(Aim)
It is required that the lines from the top of the listing through the line with "s_ends = [1, 60]" be reproduced exactly, excluding pictures.
begin Raw data
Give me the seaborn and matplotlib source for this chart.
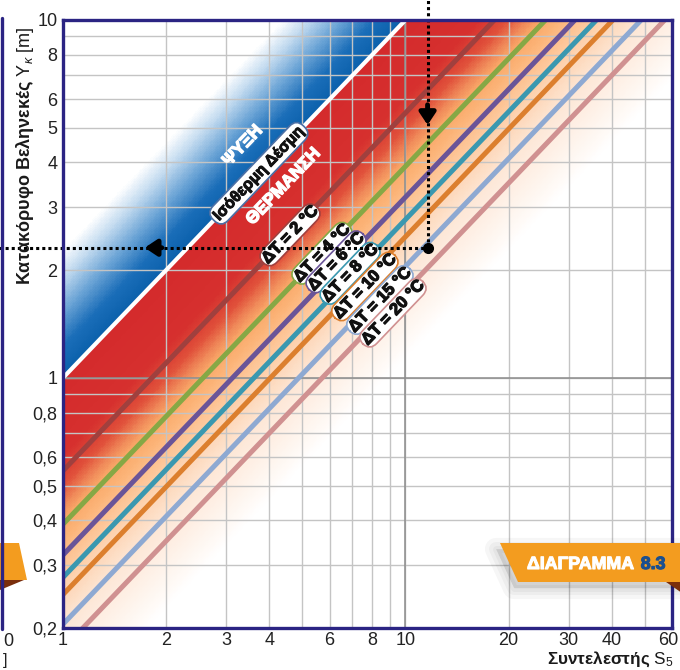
import numpy as np
import pandas as pd
import seaborn as sns
import matplotlib.pyplot as plt
import matplotlib.patheffects as pe
import matplotlib.transforms as mtransforms
from matplotlib.colors import LinearSegmentedColormap, Normalize
from matplotlib.patches import Polygon
from matplotlib.lines import Line2D
from matplotlib.ticker import NullFormatter

sns.set_style("white")
plt.rcParams['font.family'] = ['Liberation Sans', 'DejaVu Sans']
plt.rcParams['mathtext.fontset'] = 'custom'
plt.rcParams['mathtext.rm'] = 'Liberation Sans'
plt.rcParams['mathtext.it'] = 'Liberation Sans:italic'

# data: each ΔT line is Y = ratio * S (slope 1 in log-log)
dt_names = ["ΔT = 2 °C", "ΔT = 4 °C", "ΔT = 6 °C", "ΔT = 8 °C",
            "ΔT = 10 °C", "ΔT = 15 °C", "ΔT = 20 °C"]
dt_ratio = [0.55, 0.39, 0.32, 0.277, 0.248, 0.205, 0.175]
dt_colors = ["#a0403e", "#86a845", "#6a5498", "#3a98b0",
             "#dc7f2e", "#8ea9d2", "#d09191"]
iso_s = [1, 10]
iso_y = [1, 10]
s_ends = [1, 60]

x_ticks = [1, 2, 3, 4, 6, 8, 10, 20, 30, 40, 60]
x_minor = [5, 7, 9, 50]
y_ticks = [0.2, 0.3, 0.4, 0.5, 0.6, 0.8, 1, 2, 3, 4, 5, 6, 8, 10]
y_tick_labels = ["0,2", "0,3", "0,4", "0,5", "0,6", "0,8", "1",
                 "2", "3", "4", "5", "6", "8", "10"]
y_minor = [0.7, 0.9, 7, 9]

# worked example point
s_read = 11.6
y_read = 2.31

# where the ΔT name tags sit (S, Y)
dt_label_s = [4.60, 5.70, 6.27, 6.89, 7.61, 8.42, 9.19]
dt_label_y = [2.51, 2.23, 2.11, 1.96, 1.80, 1.65, 1.52]

W, H = 680, 670
fig = plt.figure(figsize=(6.8, 6.7), dpi=100)
ax = fig.add_axes([63 / W, 1 - 628 / H, (672 - 63) / W, (628 - 20) / H])
ax.set_xscale('log')
ax.set_yscale('log')
ax.set_xlim(1, 60)
ax.set_ylim(0.2, 10)


def px(x, y):
    return (x / W, 1 - y / H)


def heavy(col, w=0.9):
    return [pe.withStroke(linewidth=w, foreground=col)]


# background gradient, coloured by distance from the isothermal line
# (position = (log10(Y/S) + 1) / 1.6)
cmap = LinearSegmentedColormap.from_list("heat", [
    (0.0, "#ffffff"),
    (0.03, "#ffffff"),
    (0.19, "#fde6d5"),
    (0.25, "#fdd5b5"),
    (0.30, "#fdc495"),
    (0.3375, "#fcb57a"),
    (0.375, "#f9a868"),
    (0.40, "#f08a5a"),
    (0.4375, "#e0503a"),
    (0.49, "#d6302e"),
    (0.625, "#d42a2c"),
    (0.6251, "#0a5fab"),
    (0.68, "#1a6db8"),
    (0.74, "#6aa3d5"),
    (0.80, "#c2daef"),
    (0.85, "#ffffff"),
    (1.0, "#ffffff"),
])
gx = np.logspace(0, np.log10(60), 500)
gy = np.logspace(np.log10(0.2), 1, 500)
GX, GY = np.meshgrid(gx, gy)
ax.pcolormesh(GX, GY, np.log10(GY / GX), cmap=cmap, norm=Normalize(-1.0, 0.6),
              shading='auto', rasterized=True, zorder=0)

# grid
ax.set_axisbelow(True)
ax.set_xticks(x_ticks)
ax.set_xticklabels([str(v) for v in x_ticks])
ax.set_xticks(x_minor, minor=True)
ax.set_yticks(y_ticks)
ax.set_yticklabels(y_tick_labels)
ax.set_yticks(y_minor, minor=True)
ax.xaxis.set_minor_formatter(NullFormatter())
ax.yaxis.set_minor_formatter(NullFormatter())
ax.grid(which='both', color='#c4c4c4', linewidth=1.0)
ax.axhline(1, color='#8c8c8c', linewidth=1.1, zorder=0.6)
ax.axvline(10, color='#8c8c8c', linewidth=1.1, zorder=0.6)
ax.tick_params(which='both', length=0, labelsize=13, colors='#222222')
ax.tick_params(axis='x', pad=3)
ax.tick_params(axis='y', pad=4)
for sp in ax.spines.values():
    sp.set_color('#2b2483')
    sp.set_linewidth(2.4)
    sp.set_zorder(9)
# keep the last x label inside the picture
last = ax.get_xticklabels()[-1]
last.set_transform(last.get_transform() +
                   mtransforms.ScaledTranslation(-4 / 100, 0, fig.dpi_scale_trans))

# ΔT lines
rows = []
for name, r in zip(dt_names, dt_ratio):
    for s in s_ends:
        rows.append({"S": s, "Y": r * s, "curve": name})
lines = pd.DataFrame(rows)
sns.lineplot(data=lines, x="S", y="Y", hue="curve",
             palette=dict(zip(dt_names, dt_colors)), linewidth=3.6,
             legend=False, ax=ax, zorder=3)
sns.lineplot(x=iso_s, y=iso_y, color='white', linewidth=3.0, ax=ax, zorder=4)
ax.set_xlabel("")
ax.set_ylabel("")

# angle of the lines on screen
p0 = ax.transData.transform((1, 1))
p1 = ax.transData.transform((10, 10))
angle = np.degrees(np.arctan2(p1[1] - p0[1], p1[0] - p0[0]))

for i, (name, s, y, col) in enumerate(zip(dt_names, dt_label_s, dt_label_y, dt_colors)):
    ax.text(s, y, name, rotation=angle, rotation_mode='anchor',
            ha='center', va='center', fontsize=12, fontweight='bold',
            color='#111111', zorder=6 + 0.1 * i, path_effects=heavy('#111111'),
            bbox=dict(boxstyle='round,pad=0.12,rounding_size=0.6',
                      fc='white', ec=col, lw=1.2))

ax.text(3.73, 3.73, "Ισόθερμη Δέσμη", rotation=angle, rotation_mode='anchor',
        ha='center', va='center', fontsize=11.5, fontweight='bold',
        color='#111111', zorder=6, path_effects=heavy('#111111', 0.7),
        bbox=dict(boxstyle='round,pad=0.18,rounding_size=0.6',
                  fc='white', ec='#4a6fa5', lw=1.2))
ax.text(3.35, 4.45, "ΨΥΞΗ", rotation=angle, rotation_mode='anchor',
        ha='center', va='center', fontsize=12.5, fontweight='bold',
        color='white', zorder=6, path_effects=heavy('white', 1.0))
ax.text(4.4, 3.42, "ΘΕΡΜΑΝΣΗ", rotation=angle, rotation_mode='anchor',
        ha='center', va='center', fontsize=12.5, fontweight='bold',
        color='white', zorder=6, path_effects=heavy('white', 1.0))

# worked example: dotted guides, arrows and point
ax.plot([0.64, s_read], [y_read, y_read], color='black', lw=2.2,
        ls=(0, (1, 1)), clip_on=False, zorder=7)
ax.plot([s_read, s_read], [y_read, 11.6], color='black', lw=2.2,
        ls=(0, (1, 1)), clip_on=False, zorder=7)
ax.plot([s_read], [y_read], 'o', color='black', markersize=7, zorder=8)
ax.annotate('', xy=(1.7, y_read), xytext=(1.98, y_read), zorder=8,
            arrowprops=dict(arrowstyle='-|>,head_length=0.6,head_width=0.4',
                            color='black', lw=3.5, mutation_scale=12))
ax.annotate('', xy=(s_read, 5.0), xytext=(s_read, 5.9), zorder=8,
            arrowprops=dict(arrowstyle='-|>,head_length=0.6,head_width=0.4',
                            color='black', lw=3.5, mutation_scale=12))

# axis titles
fig.text(25 / W, 1 - 285 / H,
         r"Κατακόρυφο Βεληνεκές $\mathrm{Y}_{\kappa}\ \mathrm{[m]}$",
         rotation=90, ha='center', va='bottom', fontsize=13,
         fontweight='bold', color='#1a1a1a')
fig.text(547 / W, 1 - 664 / H, r"Συντελεστής $\mathrm{S}_{5}$",
         ha='left', va='baseline', fontsize=12.3, fontweight='bold',
         color='#1a1a1a')

# banner "ΔΙΑΓΡΑΜΜΑ 8.3"
banner = [(500, 543), (684, 543), (684, 582), (518, 582)]
for lw in [16, 10, 5]:
    shadow = [px(x - 4, y + 6) for x, y in banner]
    fig.add_artist(Polygon(shadow, closed=True, fc='black', ec='black',
                           lw=lw, alpha=0.035, joinstyle='round',
                           transform=fig.transFigure))
fig.add_artist(Polygon([px(666, 582), px(682, 582), px(682, 593)], closed=True,
                       fc='#7a2e0b', ec='none', transform=fig.transFigure))
fig.add_artist(Polygon([px(x, y) for x, y in banner], closed=True,
                       fc='#f39c1f', ec='none', transform=fig.transFigure))
t_banner = fig.text(527 / W, 1 - 569 / H, "ΔΙΑΓΡΑΜΜΑ", ha='left', va='baseline',
                    fontsize=12.8, fontweight='bold', color='white',
                    path_effects=heavy('white', 0.8))
renderer = fig.canvas.get_renderer()
bb = t_banner.get_window_extent(renderer)
fig.text((bb.x1 + 7) / W, 1 - 569 / H, "8.3", ha='left', va='baseline',
         fontsize=12.8, fontweight='bold', color='#1b4f8f',
         path_effects=heavy('#1b4f8f', 0.8))

# neighbouring panel fragments on the left edge
fig.add_artist(Line2D([1.5 / W, 1.5 / W], [1 - 18 / H, 1 - 629 / H],
                      color='#2b2483', lw=2.4, transform=fig.transFigure))
fig.add_artist(Polygon([px(0, 543), px(19, 543), px(27, 580), px(0, 580)],
                       closed=True, fc='#f39c1f', ec='none',
                       transform=fig.transFigure))
fig.add_artist(Polygon([px(0, 580), px(24, 580), px(0, 590)], closed=True,
                       fc='#7a2e0b', ec='none', transform=fig.transFigure))
fig.text(8 / W, 1 - 641 / H, "0", ha='center', va='center', fontsize=13,
         color='#222222')
fig.text(5 / W, 1 - 661 / H, "]", ha='center', va='center', fontsize=12,
         color='#222222')

fig.savefig("out.png", dpi=100)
end Raw data
(Result for this exercise)
Give me the seaborn and matplotlib source for this chart.
import numpy as np
import pandas as pd
import seaborn as sns
import matplotlib.pyplot as plt
import matplotlib.patheffects as pe
import matplotlib.transforms as mtransforms
from matplotlib.colors import LinearSegmentedColormap, Normalize
from matplotlib.patches import Polygon
from matplotlib.lines import Line2D
from matplotlib.ticker import NullFormatter

sns.set_style("white")
plt.rcParams['font.family'] = ['Liberation Sans', 'DejaVu Sans']
plt.rcParams['mathtext.fontset'] = 'custom'
plt.rcParams['mathtext.rm'] = 'Liberation Sans'
plt.rcParams['mathtext.it'] = 'Liberation Sans:italic'

# data: each ΔT line is Y = ratio * S (slope 1 in log-log)
dt_names = ["ΔT = 2 °C", "ΔT = 4 °C", "ΔT = 6 °C", "ΔT = 8 °C",
            "ΔT = 10 °C", "ΔT = 15 °C", "ΔT = 20 °C"]
dt_ratio = [0.55, 0.39, 0.32, 0.277, 0.248, 0.205, 0.175]
dt_colors = ["#a0403e", "#86a845", "#6a5498", "#3a98b0",
             "#dc7f2e", "#8ea9d2", "#d09191"]
iso_s = [1, 10]
iso_y = [1, 10]
s_ends = [1, 60]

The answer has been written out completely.